Re: [PATCH v2 bpf-next 00/18] BPF token

Djalal Harouni <tixxdz@xxxxxxxxx> · Mon, 12 Jun 2023 17:52:46 +0200

On Mon, Jun 12, 2023 at 2:45 PM Dave Tucker <datucker@xxxxxxxxxx> wrote:
>
>
>
> > On 8 Jun 2023, at 00:53, Andrii Nakryiko <andrii@xxxxxxxxxx> wrote:
> >
> > This patch set introduces new BPF object, BPF token, which allows to delegate
> > a subset of BPF functionality from privileged system-wide daemon (e.g.,
> > systemd or any other container manager) to a *trusted* unprivileged
> > application. Trust is the key here. This functionality is not about allowing
> > unconditional unprivileged BPF usage. Establishing trust, though, is
> > completely up to the discretion of respective privileged application that
> > would create a BPF token.
>
>
> Hello! Author of a bpfd[1] here.
>
> > The main motivation for BPF token is a desire to enable containerized
> > BPF applications to be used together with user namespaces. This is currently
> > impossible, as CAP_BPF, required for BPF subsystem usage, cannot be namespaced
> > or sandboxed, as a general rule. E.g., tracing BPF programs, thanks to BPF
> > helpers like bpf_probe_read_kernel() and bpf_probe_read_user() can safely read
> > arbitrary memory, and it's impossible to ensure that they only read memory of
> > processes belonging to any given namespace. This means that it's impossible to
> > have namespace-aware CAP_BPF capability, and as such another mechanism to
> > allow safe usage of BPF functionality is necessary. BPF token and delegation
> > of it to a trusted unprivileged applications is such mechanism. Kernel makes
> > no assumption about what "trusted" constitutes in any particular case, and
> > it's up to specific privileged applications and their surrounding
> > infrastructure to decide that. What kernel provides is a set of APIs to create
> > and tune BPF token, and pass it around to privileged BPF commands that are
> > creating new BPF objects like BPF programs, BPF maps, etc.
>
> You could do that… but the problem is created due to the pattern of having a
> single binary that is responsible for:
>
> - Loading and attaching the BPF program in question
> - Interacting with maps
>
> Let’s set aside some of the other fun concerns of eBPF in containers:
>  - Requiring mounting of vmlinux, bpffs, traces etc…
>  - How fs permissions on host translate into permissions in containers
>
> While your proposal lets you grant a subset of CAP_BPF to some other process,
> which I imagine could also be done with SELinux, it doesn’t stop you from needing
>
> other required permissions for attaching tracing programs in such an
> environment.
>
> For example, say container A wants to attach a uprobe to a process in container B.
> Container A needs to be able to nsenter into container B’s pidns in order for attachment
> to succeed… but then what I can do with CAP_BPF is the least of my concerns since
> I’d wager I’d need to mount `/proc` from the host in container A + have elevated privileges
> much scarier than CAP_BPF in the first place.
>
> If you move “Loading and attaching” away to somewhere else (i.e a daemon like bpfd)
> then with recent kernels your container workload should be fine to run entirely unprivileged,
> or worst case with only CAP_BPF since all you need to do is read/write maps.
>
> Policy control - which process can request to load programs that monitor which other
> processes - would happen within this system daemon and you wouldn’t need tokens.
>
> Since it’s easy enough to do this in userspace, I’d be strongly against adding more
> complexity into BPF to support this usecase.

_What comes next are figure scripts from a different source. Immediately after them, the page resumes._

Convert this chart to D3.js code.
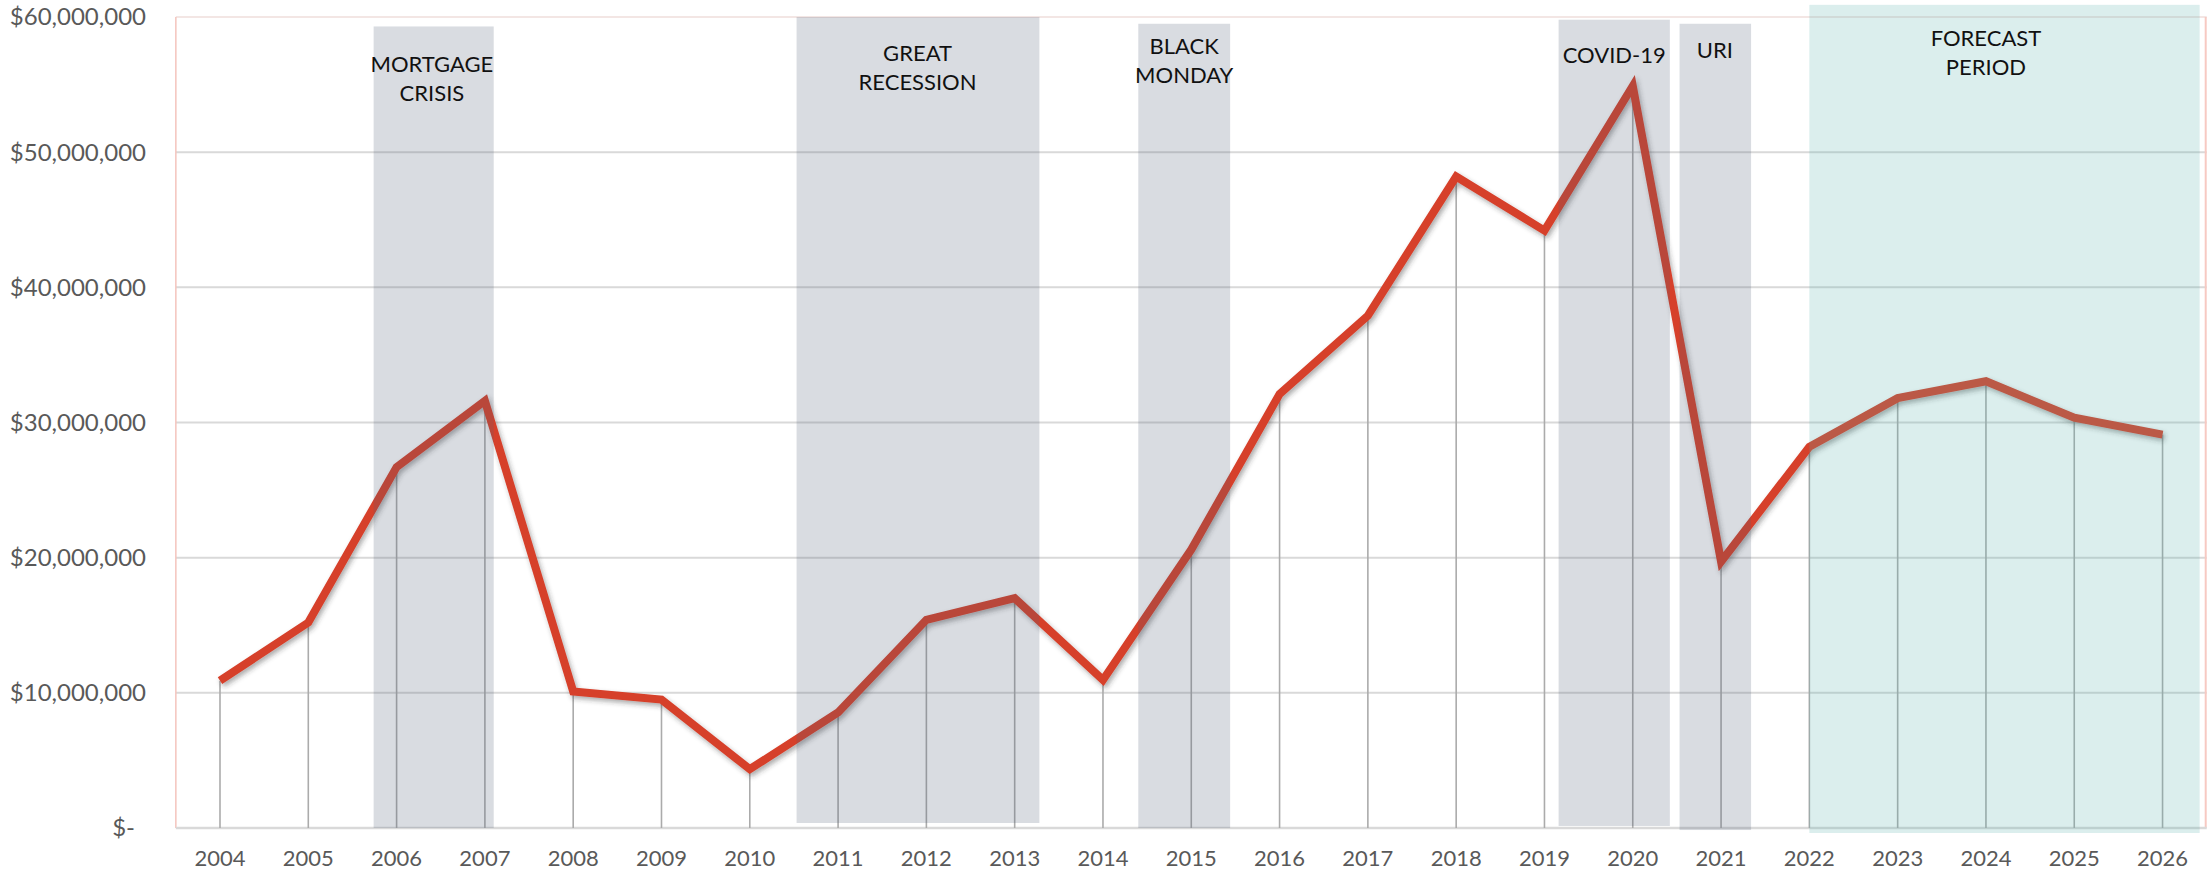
<!DOCTYPE html>
<html>
<head>
<meta charset="utf-8">
<script src="https://cdn.jsdelivr.net/npm/d3@7"></script>
<style>
  html, body { margin: 0; padding: 0; background: #fff; }
  svg { display: block; }
  .tick-y { font-family: Lato, 'Open Sans', sans-serif; font-size: 24px; fill: #595959; }
  .tick-x { font-family: Lato, 'Open Sans', sans-serif; font-size: 22px; fill: #595959; }
  .region-label { font-family: Lato, 'Open Sans', sans-serif; font-size: 22px; fill: #111; }
</style>
</head>
<body>
<svg id="chart"></svg>
<script>
// data
const years = d3.range(2004, 2027);
const values = [
  10.9, 15.2, 26.7, 31.6, 10.1, 9.5, 4.35, 8.55, 15.4, 17.0, 10.95, 20.6,
  32.1, 37.9, 48.2, 44.2, 54.9, 19.7, 28.2, 31.8, 33.05, 30.35, 29.1
].map(v => v * 1e6);
const yTicks = [0, 10e6, 20e6, 30e6, 40e6, 50e6, 60e6];

// shaded periods: start/end in years, top/bottom in dollars
const regionNames  = ['MORTGAGE|CRISIS', 'GREAT|RECESSION', 'BLACK|MONDAY', 'COVID-19', 'URI', 'FORECAST|PERIOD'];
const regionStart  = [2005.74, 2010.53, 2014.40, 2019.16, 2020.53, 2022.0];
const regionEnd    = [2007.10, 2013.28, 2015.44, 2020.42, 2021.34, 2026.42];
const regionTop    = [59.3e6, 60.0e6, 59.5e6, 59.8e6, 59.5e6, 60.9e6];
const regionBottom = [0, 0.37e6, 0, 0.15e6, -0.15e6, -0.37e6];
const regionLabelX = [2006.4, 2011.9, 2014.92, 2019.79, 2020.93, 2024.0];
const regionLabelY = [56.5e6, 57.3e6, 57.8e6, 57.2e6, 57.5e6, 58.4e6];
const regionKind   = ['event', 'event', 'event', 'event', 'event', 'forecast'];

const width = 2211, height = 873;
const svg = d3.select('#chart').attr('width', width).attr('height', height);

const x = d3.scaleBand().domain(years).range([175.85, 2206.7]).padding(0);
const bw = x.bandwidth();
const xc = d => x(d) + bw / 2;
const xYear = d3.scaleLinear().domain([2004, 2026]).range([xc(2004), xc(2026)]);
const y = d3.scaleLinear().domain([0, 60e6]).range([828, 17]);

const defs = svg.append('defs');
const shadow = defs.append('filter').attr('id', 'shadow')
  .attr('x', '-5%').attr('y', '-5%').attr('width', '110%').attr('height', '115%');
shadow.append('feDropShadow')
  .attr('dx', 2).attr('dy', 3).attr('stdDeviation', 2.5)
  .attr('flood-color', '#333').attr('flood-opacity', 0.4);

// horizontal gridlines
svg.append('g')
  .selectAll('line')
  .data(yTicks.filter(d => d > 0 && d < 60e6))
  .enter()
  .append('line')
  .attr('x1', x.range()[0]).attr('x2', x.range()[1])
  .attr('y1', d => y(d)).attr('y2', d => y(d))
  .attr('stroke', '#d9d9d9').attr('stroke-width', 2);

// plot frame
svg.append('line')
  .attr('x1', x.range()[0]).attr('x2', x.range()[1])
  .attr('y1', y(60e6)).attr('y2', y(60e6))
  .attr('stroke', '#f3e6e4').attr('stroke-width', 2);
svg.append('line')
  .attr('x1', x.range()[0]).attr('x2', x.range()[0])
  .attr('y1', y(60e6)).attr('y2', y(0))
  .attr('stroke', '#f4c4bd').attr('stroke-width', 1.5);
svg.append('line')
  .attr('x1', x.range()[1] - 1).attr('x2', x.range()[1] - 1)
  .attr('y1', y(60e6)).attr('y2', y(0))
  .attr('stroke', '#f7c9c2').attr('stroke-width', 2);
svg.append('line')
  .attr('x1', x.range()[0]).attr('x2', x.range()[1])
  .attr('y1', y(0)).attr('y2', y(0))
  .attr('stroke', '#d9d9d9').attr('stroke-width', 2.5);

// drop lines from each point to the axis
svg.append('g')
  .selectAll('line')
  .data(years)
  .enter()
  .append('line')
  .attr('x1', d => xc(d)).attr('x2', d => xc(d))
  .attr('y1', (d, i) => y(values[i])).attr('y2', y(0))
  .attr('stroke', '#ababab').attr('stroke-width', 1.6);

// main line
const line = d3.line().x(d => xc(d.year)).y(d => y(d.value));
svg.append('path')
  .datum(years.map((yr, i) => ({ year: yr, value: values[i] })))
  .attr('d', line)
  .attr('fill', 'none')
  .attr('stroke', '#d63f29')
  .attr('stroke-width', 8)
  .attr('stroke-linejoin', 'miter')
  .attr('filter', 'url(#shadow)');

// shaded periods drawn over everything (semi transparent, darker tint)
const regions = regionNames.map((name, i) => ({
  name, start: regionStart[i], end: regionEnd[i], top: regionTop[i], bottom: regionBottom[i],
  lx: regionLabelX[i], ly: regionLabelY[i], kind: regionKind[i]
}));

svg.append('g')
  .selectAll('rect')
  .data(regions)
  .enter()
  .append('rect')
  .attr('x', d => xYear(d.start))
  .attr('width', d => xYear(d.end) - xYear(d.start))
  .attr('y', d => y(d.top))
  .attr('height', d => y(d.bottom) - y(d.top))
  .attr('fill', d => d.kind === 'forecast' ? '#5bb2ad' : '#526077')
  .attr('fill-opacity', 0.22);

const labels = svg.append('g')
  .selectAll('text')
  .data(regions)
  .enter()
  .append('text')
  .attr('class', 'region-label')
  .attr('text-anchor', 'middle')
  .attr('fill', d => d.kind === 'forecast' ? '#263232' : '#111');
labels.each(function (d) {
  const parts = d.name.split('|');
  const t = d3.select(this);
  parts.forEach((p, k) => {
    t.append('tspan')
      .attr('x', xYear(d.lx))
      .attr('y', y(d.ly) + k * 29)
      .attr('dy', '0.35em')
      .text(p);
  });
});

// y axis labels
svg.append('g')
  .selectAll('text')
  .data(yTicks)
  .enter()
  .append('text')
  .attr('class', 'tick-y')
  .attr('text-anchor', 'end')
  .attr('x', d => d === 0 ? 135 : 146)
  .attr('y', d => y(d))
  .attr('dy', '0.35em')
  .text(d => d === 0 ? '$-' : d3.format('$,')(d));

// x axis labels
svg.append('g')
  .selectAll('text')
  .data(years)
  .enter()
  .append('text')
  .attr('class', 'tick-x')
  .attr('text-anchor', 'middle')
  .attr('x', d => xc(d))
  .attr('y', 858)
  .attr('dy', '0.35em')
  .text(d => d);
</script>
</body>
</html>
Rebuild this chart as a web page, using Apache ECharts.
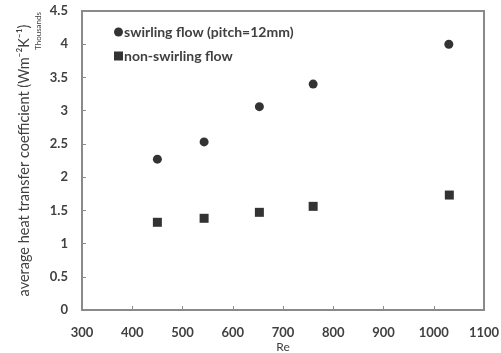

For some cases complexity could be the other way, bpf by design are
small programs that can be loaded/unloaded dynamically and work on
their own... easily adaptable to dynamic workload... not all bpf are
the same...

Stuffing *everything* together and performing round trips between main
container and container transfering, loading and attaching bpf
programs would question what's the advantage?